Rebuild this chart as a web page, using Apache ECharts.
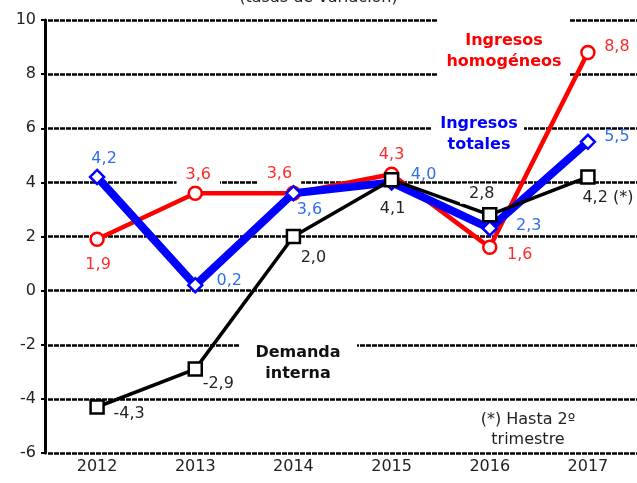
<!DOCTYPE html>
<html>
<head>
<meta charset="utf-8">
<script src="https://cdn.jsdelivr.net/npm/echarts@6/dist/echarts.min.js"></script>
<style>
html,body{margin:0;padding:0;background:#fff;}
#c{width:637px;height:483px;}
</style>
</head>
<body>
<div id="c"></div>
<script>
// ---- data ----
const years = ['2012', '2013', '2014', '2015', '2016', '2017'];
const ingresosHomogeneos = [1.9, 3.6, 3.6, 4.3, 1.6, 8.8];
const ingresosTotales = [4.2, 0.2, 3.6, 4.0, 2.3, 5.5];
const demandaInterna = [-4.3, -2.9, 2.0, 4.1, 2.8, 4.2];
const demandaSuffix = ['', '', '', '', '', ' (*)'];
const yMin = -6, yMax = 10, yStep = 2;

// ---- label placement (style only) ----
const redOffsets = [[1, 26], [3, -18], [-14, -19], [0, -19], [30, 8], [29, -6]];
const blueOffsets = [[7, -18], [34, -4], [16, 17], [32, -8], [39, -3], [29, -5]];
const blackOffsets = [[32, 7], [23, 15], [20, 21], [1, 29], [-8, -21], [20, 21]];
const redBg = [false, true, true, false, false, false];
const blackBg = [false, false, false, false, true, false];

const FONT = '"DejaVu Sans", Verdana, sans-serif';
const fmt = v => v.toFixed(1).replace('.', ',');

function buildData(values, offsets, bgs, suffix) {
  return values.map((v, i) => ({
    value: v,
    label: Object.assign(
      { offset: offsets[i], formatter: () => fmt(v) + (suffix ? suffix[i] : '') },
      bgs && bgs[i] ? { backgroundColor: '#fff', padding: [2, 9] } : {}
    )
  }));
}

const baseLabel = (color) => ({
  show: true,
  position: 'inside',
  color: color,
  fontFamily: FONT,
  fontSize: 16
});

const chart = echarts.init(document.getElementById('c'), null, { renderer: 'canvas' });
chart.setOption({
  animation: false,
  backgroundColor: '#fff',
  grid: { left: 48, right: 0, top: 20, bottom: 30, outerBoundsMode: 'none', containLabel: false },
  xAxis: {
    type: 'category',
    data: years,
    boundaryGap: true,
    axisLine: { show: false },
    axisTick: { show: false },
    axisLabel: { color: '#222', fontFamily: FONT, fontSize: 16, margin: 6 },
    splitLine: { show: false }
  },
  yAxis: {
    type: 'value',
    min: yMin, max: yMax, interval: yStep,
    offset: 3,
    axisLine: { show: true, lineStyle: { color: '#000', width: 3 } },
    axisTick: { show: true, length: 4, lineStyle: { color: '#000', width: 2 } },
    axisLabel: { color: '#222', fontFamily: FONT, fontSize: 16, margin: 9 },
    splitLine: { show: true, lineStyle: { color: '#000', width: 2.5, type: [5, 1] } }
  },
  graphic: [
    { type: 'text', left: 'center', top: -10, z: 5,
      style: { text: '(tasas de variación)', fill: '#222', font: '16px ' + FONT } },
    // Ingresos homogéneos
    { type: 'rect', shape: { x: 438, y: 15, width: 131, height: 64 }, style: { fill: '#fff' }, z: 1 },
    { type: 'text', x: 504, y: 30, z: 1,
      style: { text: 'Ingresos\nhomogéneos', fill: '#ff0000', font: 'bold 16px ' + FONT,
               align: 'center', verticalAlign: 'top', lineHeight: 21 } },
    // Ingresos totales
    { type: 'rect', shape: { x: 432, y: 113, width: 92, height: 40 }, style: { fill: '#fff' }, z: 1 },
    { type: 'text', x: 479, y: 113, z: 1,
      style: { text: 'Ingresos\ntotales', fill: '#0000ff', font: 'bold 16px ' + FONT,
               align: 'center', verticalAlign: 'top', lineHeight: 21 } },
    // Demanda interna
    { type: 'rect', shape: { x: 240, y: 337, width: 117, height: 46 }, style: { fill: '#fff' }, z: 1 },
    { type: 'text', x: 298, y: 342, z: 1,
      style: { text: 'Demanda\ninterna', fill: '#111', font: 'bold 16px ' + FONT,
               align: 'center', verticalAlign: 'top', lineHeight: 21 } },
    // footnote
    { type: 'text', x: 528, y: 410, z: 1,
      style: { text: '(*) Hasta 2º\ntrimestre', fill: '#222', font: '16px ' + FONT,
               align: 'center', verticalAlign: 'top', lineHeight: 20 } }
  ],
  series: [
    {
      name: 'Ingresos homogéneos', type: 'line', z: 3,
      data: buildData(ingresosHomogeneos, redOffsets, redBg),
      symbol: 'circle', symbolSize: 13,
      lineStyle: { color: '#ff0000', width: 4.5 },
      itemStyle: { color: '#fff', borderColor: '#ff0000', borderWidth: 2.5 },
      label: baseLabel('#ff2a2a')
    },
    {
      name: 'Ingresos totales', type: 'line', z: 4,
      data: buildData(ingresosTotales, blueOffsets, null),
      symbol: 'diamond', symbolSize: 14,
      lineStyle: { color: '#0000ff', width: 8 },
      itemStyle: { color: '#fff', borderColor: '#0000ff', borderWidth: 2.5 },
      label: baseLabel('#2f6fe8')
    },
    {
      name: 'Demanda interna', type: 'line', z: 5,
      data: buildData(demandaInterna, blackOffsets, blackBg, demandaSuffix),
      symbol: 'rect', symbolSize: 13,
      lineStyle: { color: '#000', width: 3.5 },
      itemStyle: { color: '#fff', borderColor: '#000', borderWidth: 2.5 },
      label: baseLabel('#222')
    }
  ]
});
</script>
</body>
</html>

Short problem =>
Quote the material in full and exactly; do not carry over its pictures.

Output =>
Rebuild this chart as a web page, using Apache ECharts.
<!DOCTYPE html>
<html>
<head>
<meta charset="utf-8">
<script src="https://cdn.jsdelivr.net/npm/echarts@6/dist/echarts.min.js"></script>
<style>
html,body{margin:0;padding:0;background:#fff;}
#c{width:637px;height:483px;}
</style>
</head>
<body>
<div id="c"></div>
<script>
// ---- data ----
const years = ['2012', '2013', '2014', '2015', '2016', '2017'];
const ingresosHomogeneos = [1.9, 3.6, 3.6, 4.3, 1.6, 8.8];
const ingresosTotales = [4.2, 0.2, 3.6, 4.0, 2.3, 5.5];
const demandaInterna = [-4.3, -2.9, 2.0, 4.1, 2.8, 4.2];
const demandaSuffix = ['', '', '', '', '', ' (*)'];
const yMin = -6, yMax = 10, yStep = 2;

// ---- label placement (style only) ----
const redOffsets = [[1, 26], [3, -18], [-14, -19], [0, -19], [30, 8], [29, -6]];
const blueOffsets = [[7, -18], [34, -4], [16, 17], [32, -8], [39, -3], [29, -5]];
const blackOffsets = [[32, 7], [23, 15], [20, 21], [1, 29], [-8, -21], [20, 21]];
const redBg = [false, true, true, false, false, false];
const blackBg = [false, false, false, false, true, false];

const FONT = '"DejaVu Sans", Verdana, sans-serif';
const fmt = v => v.toFixed(1).replace('.', ',');

function buildData(values, offsets, bgs, suffix) {
  return values.map((v, i) => ({
    value: v,
    label: Object.assign(
      { offset: offsets[i], formatter: () => fmt(v) + (suffix ? suffix[i] : '') },
      bgs && bgs[i] ? { backgroundColor: '#fff', padding: [2, 9] } : {}
    )
  }));
}

const baseLabel = (color) => ({
  show: true,
  position: 'inside',
  color: color,
  fontFamily: FONT,
  fontSize: 16
});

const chart = echarts.init(document.getElementById('c'), null, { renderer: 'canvas' });
chart.setOption({
  animation: false,
  backgroundColor: '#fff',
  grid: { left: 48, right: 0, top: 20, bottom: 30, outerBoundsMode: 'none', containLabel: false },
  xAxis: {
    type: 'category',
    data: years,
    boundaryGap: true,
    axisLine: { show: false },
    axisTick: { show: false },
    axisLabel: { color: '#222', fontFamily: FONT, fontSize: 16, margin: 6 },
    splitLine: { show: false }
  },
  yAxis: {
    type: 'value',
    min: yMin, max: yMax, interval: yStep,
    offset: 3,
    axisLine: { show: true, lineStyle: { color: '#000', width: 3 } },
    axisTick: { show: true, length: 4, lineStyle: { color: '#000', width: 2 } },
    axisLabel: { color: '#222', fontFamily: FONT, fontSize: 16, margin: 9 },
    splitLine: { show: true, lineStyle: { color: '#000', width: 2.5, type: [5, 1] } }
  },
  graphic: [
    { type: 'text', left: 'center', top: -10, z: 5,
      style: { text: '(tasas de variación)', fill: '#222', font: '16px ' + FONT } },
    // Ingresos homogéneos
    { type: 'rect', shape: { x: 438, y: 15, width: 131, height: 64 }, style: { fill: '#fff' }, z: 1 },
    { type: 'text', x: 504, y: 30, z: 1,
      style: { text: 'Ingresos\nhomogéneos', fill: '#ff0000', font: 'bold 16px ' + FONT,
               align: 'center', verticalAlign: 'top', lineHeight: 21 } },
    // Ingresos totales
    { type: 'rect', shape: { x: 432, y: 113, width: 92, height: 40 }, style: { fill: '#fff' }, z: 1 },
    { type: 'text', x: 479, y: 113, z: 1,
      style: { text: 'Ingresos\ntotales', fill: '#0000ff', font: 'bold 16px ' + FONT,
               align: 'center', verticalAlign: 'top', lineHeight: 21 } },
    // Demanda interna
    { type: 'rect', shape: { x: 240, y: 337, width: 117, height: 46 }, style: { fill: '#fff' }, z: 1 },
    { type: 'text', x: 298, y: 342, z: 1,
      style: { text: 'Demanda\ninterna', fill: '#111', font: 'bold 16px ' + FONT,
               align: 'center', verticalAlign: 'top', lineHeight: 21 } },
    // footnote
    { type: 'text', x: 528, y: 410, z: 1,
      style: { text: '(*) Hasta 2º\ntrimestre', fill: '#222', font: '16px ' + FONT,
               align: 'center', verticalAlign: 'top', lineHeight: 20 } }
  ],
  series: [
    {
      name: 'Ingresos homogéneos', type: 'line', z: 3,
      data: buildData(ingresosHomogeneos, redOffsets, redBg),
      symbol: 'circle', symbolSize: 13,
      lineStyle: { color: '#ff0000', width: 4.5 },
      itemStyle: { color: '#fff', borderColor: '#ff0000', borderWidth: 2.5 },
      label: baseLabel('#ff2a2a')
    },
    {
      name: 'Ingresos totales', type: 'line', z: 4,
      data: buildData(ingresosTotales, blueOffsets, null),
      symbol: 'diamond', symbolSize: 14,
      lineStyle: { color: '#0000ff', width: 8 },
      itemStyle: { color: '#fff', borderColor: '#0000ff', borderWidth: 2.5 },
      label: baseLabel('#2f6fe8')
    },
    {
      name: 'Demanda interna', type: 'line', z: 5,
      data: buildData(demandaInterna, blackOffsets, blackBg, demandaSuffix),
      symbol: 'rect', symbolSize: 13,
      lineStyle: { color: '#000', width: 3.5 },
      itemStyle: { color: '#fff', borderColor: '#000', borderWidth: 2.5 },
      label: baseLabel('#222')
    }
  ]
});
</script>
</body>
</html>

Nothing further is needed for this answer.